## Exercise details:
Leaving out every picture, retype the lines below from the top through the one that contains "import matplotlib.pyplot as plt".

## Source material:
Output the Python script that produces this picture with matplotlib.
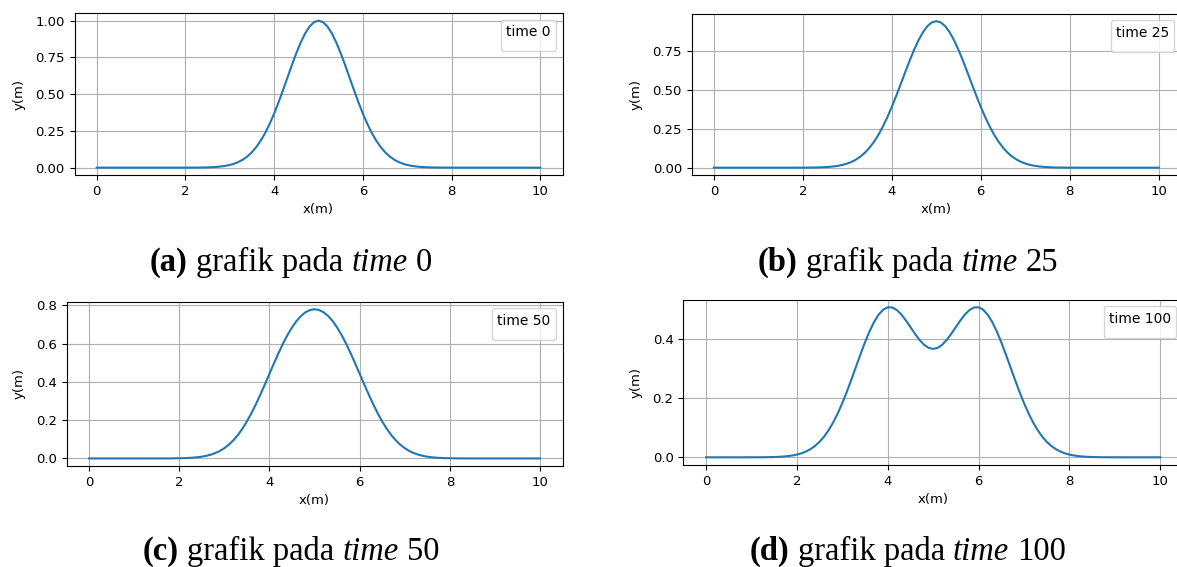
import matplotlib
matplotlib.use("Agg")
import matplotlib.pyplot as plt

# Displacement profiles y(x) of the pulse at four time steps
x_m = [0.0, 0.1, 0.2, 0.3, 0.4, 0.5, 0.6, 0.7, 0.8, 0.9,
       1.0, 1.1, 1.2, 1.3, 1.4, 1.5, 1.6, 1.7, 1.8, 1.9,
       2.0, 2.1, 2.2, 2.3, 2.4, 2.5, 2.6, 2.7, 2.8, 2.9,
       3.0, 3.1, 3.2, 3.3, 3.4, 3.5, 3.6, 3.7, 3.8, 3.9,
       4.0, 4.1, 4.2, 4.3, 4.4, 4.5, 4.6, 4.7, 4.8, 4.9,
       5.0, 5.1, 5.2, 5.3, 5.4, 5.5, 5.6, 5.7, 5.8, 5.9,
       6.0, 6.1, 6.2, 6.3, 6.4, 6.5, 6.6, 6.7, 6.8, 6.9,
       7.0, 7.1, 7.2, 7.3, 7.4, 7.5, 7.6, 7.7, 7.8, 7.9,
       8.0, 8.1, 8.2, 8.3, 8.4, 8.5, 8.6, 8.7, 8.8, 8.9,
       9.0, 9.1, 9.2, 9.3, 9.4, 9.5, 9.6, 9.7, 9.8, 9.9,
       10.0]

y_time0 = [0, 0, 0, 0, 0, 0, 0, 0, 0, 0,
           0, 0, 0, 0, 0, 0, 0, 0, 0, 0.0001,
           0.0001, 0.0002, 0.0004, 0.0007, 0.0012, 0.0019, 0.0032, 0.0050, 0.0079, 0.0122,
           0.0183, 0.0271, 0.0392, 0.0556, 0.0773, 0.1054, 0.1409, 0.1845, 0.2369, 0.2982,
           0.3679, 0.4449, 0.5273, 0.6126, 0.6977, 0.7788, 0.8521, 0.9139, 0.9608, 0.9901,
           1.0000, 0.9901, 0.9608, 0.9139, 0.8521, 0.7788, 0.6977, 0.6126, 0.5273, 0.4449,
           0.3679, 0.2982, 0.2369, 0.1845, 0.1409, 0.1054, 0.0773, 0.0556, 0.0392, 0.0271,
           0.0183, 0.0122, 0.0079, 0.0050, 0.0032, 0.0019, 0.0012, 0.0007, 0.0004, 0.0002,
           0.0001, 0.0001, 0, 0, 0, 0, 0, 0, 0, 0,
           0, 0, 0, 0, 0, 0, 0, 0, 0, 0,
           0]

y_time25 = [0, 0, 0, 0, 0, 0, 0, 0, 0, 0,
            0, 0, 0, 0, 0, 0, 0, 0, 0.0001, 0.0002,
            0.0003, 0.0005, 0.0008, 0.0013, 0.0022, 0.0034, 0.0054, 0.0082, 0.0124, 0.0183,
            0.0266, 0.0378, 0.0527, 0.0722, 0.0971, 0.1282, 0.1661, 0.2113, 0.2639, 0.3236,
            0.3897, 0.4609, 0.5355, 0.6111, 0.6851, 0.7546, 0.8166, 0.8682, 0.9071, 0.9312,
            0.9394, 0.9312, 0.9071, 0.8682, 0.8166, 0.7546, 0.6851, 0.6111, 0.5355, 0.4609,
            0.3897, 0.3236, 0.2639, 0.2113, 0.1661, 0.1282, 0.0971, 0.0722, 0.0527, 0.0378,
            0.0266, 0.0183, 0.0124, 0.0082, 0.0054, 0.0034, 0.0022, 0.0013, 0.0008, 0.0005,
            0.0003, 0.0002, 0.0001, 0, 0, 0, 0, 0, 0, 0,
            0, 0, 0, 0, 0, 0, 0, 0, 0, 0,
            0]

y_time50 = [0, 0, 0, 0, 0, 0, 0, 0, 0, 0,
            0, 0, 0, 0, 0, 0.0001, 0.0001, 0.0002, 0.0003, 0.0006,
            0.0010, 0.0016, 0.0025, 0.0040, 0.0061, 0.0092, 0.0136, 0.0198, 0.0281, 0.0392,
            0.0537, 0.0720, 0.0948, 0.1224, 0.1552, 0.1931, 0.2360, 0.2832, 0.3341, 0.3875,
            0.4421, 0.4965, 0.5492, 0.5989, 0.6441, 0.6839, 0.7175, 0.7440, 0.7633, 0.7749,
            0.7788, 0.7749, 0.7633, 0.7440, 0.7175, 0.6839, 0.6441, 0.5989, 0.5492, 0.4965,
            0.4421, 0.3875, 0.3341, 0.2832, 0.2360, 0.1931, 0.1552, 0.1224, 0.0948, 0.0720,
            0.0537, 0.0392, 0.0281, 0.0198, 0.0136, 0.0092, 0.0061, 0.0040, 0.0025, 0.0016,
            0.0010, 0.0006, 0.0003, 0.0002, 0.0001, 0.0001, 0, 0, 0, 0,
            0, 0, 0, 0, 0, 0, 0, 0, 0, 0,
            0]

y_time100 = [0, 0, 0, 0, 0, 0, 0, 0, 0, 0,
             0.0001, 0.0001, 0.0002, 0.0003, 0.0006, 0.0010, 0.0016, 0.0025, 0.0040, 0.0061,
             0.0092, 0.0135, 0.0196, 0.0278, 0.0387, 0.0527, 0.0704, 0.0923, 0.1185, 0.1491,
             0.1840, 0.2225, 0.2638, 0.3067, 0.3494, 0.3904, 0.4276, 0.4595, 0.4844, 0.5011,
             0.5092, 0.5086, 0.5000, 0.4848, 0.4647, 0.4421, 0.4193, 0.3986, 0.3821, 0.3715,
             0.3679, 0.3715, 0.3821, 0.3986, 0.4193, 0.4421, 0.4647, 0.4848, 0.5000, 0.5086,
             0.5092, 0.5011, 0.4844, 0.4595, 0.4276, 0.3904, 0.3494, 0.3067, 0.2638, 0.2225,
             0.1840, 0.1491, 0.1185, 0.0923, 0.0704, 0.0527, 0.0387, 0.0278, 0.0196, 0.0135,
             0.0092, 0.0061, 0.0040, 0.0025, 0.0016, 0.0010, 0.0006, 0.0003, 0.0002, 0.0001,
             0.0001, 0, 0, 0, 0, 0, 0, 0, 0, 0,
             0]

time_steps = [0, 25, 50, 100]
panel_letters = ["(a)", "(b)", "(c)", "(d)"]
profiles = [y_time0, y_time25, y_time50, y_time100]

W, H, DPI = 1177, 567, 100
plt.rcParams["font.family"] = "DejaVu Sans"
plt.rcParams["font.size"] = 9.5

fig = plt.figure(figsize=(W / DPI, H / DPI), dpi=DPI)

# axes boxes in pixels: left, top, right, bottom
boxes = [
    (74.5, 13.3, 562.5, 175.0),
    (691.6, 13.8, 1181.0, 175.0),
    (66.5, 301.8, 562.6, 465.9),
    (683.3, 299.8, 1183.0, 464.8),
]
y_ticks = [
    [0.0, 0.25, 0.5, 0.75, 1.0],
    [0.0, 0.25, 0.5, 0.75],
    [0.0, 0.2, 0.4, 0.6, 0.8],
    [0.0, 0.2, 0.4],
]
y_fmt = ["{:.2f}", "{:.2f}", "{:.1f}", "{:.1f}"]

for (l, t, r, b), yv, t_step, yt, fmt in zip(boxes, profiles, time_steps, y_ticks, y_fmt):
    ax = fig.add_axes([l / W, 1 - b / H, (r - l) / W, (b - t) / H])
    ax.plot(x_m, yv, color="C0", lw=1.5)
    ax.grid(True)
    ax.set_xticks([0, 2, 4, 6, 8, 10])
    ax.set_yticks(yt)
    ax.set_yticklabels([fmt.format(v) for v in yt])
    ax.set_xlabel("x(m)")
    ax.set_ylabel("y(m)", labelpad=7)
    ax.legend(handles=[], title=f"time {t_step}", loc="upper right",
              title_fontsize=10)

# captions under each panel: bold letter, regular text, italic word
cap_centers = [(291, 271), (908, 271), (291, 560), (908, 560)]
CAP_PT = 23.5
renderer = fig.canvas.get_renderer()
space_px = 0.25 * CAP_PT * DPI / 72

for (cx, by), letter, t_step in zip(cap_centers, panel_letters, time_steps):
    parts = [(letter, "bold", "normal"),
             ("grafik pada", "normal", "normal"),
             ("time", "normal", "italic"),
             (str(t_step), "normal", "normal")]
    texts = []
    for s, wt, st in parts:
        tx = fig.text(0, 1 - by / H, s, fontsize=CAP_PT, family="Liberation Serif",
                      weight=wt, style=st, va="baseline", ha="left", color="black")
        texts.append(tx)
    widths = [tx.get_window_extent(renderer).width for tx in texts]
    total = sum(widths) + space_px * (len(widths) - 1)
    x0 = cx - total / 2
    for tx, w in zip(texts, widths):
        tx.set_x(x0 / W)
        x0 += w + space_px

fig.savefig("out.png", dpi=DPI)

## Answer to this task:
Output the Python script that produces this picture with matplotlib.
import matplotlib
matplotlib.use("Agg")
import matplotlib.pyplot as plt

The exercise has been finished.